Faizel Patel, Radio Islam News – 02-10-2017
The United Nation (UN) says more than 14,100 Rohingya Muslim children are at risk of dying from malnutrition in wretched camps where half a million mainly Rohingya refugees depend entirely on charities for survival.
The world body says food distribution in the vastly overcrowded settlements is still ad hoc and uncoordinated, more than a month after refugees began pouring into southern Bangladesh to escape ethnic bloodshed in Myanmar.
Huge crowds descend on aid deliveries and soldiers need to herd starving people into bamboo pens where they squat cheek by jowl under the scorching sun for a meal.
Many go hungry as charities scramble to feed 500,000 mouths every day.

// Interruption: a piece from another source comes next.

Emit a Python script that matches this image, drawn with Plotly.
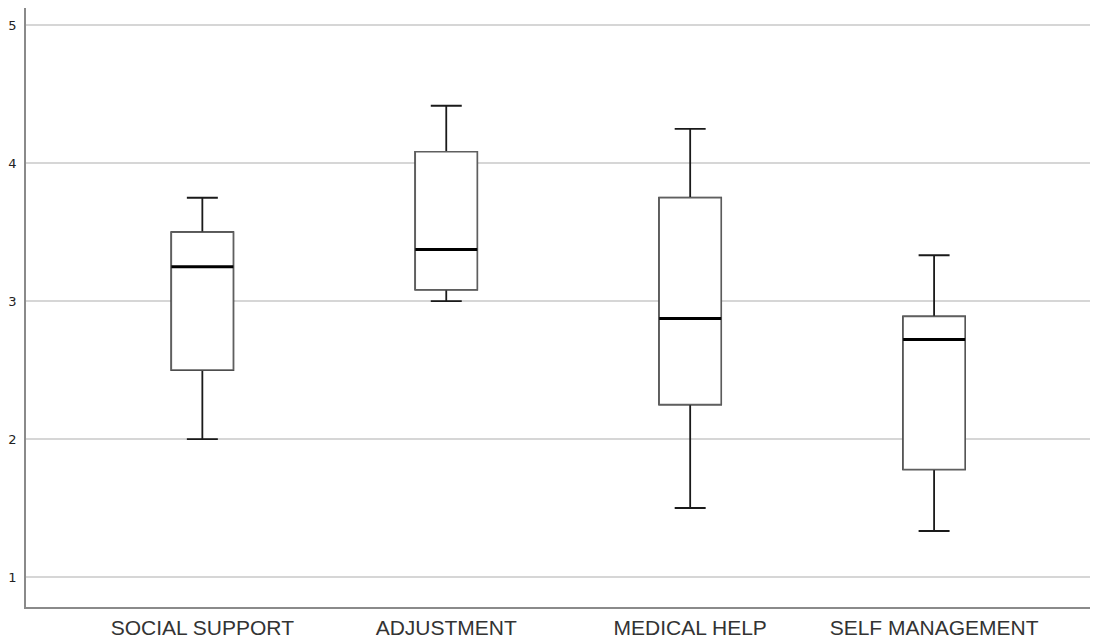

Save the Children’s emergency health unit director Dr Unni Krishnan told AFP children make up the bulk of new arrivals and are most vulnerable to the paucity of food, with 145,500 infants under five needing urgent intervention to stave off malnutrition.
“Lots of children are showing all the signs of hunger and malnutrition, which is an alarming prospect when they’ve just fled so much horror.”
In one case a five-year-old Rohingya boy was so emaciated that doctors could not insert a drip into his tiny arm, one of thousands of children facing life-threatening malnutrition in overstretched Bangladeshi refugee camps.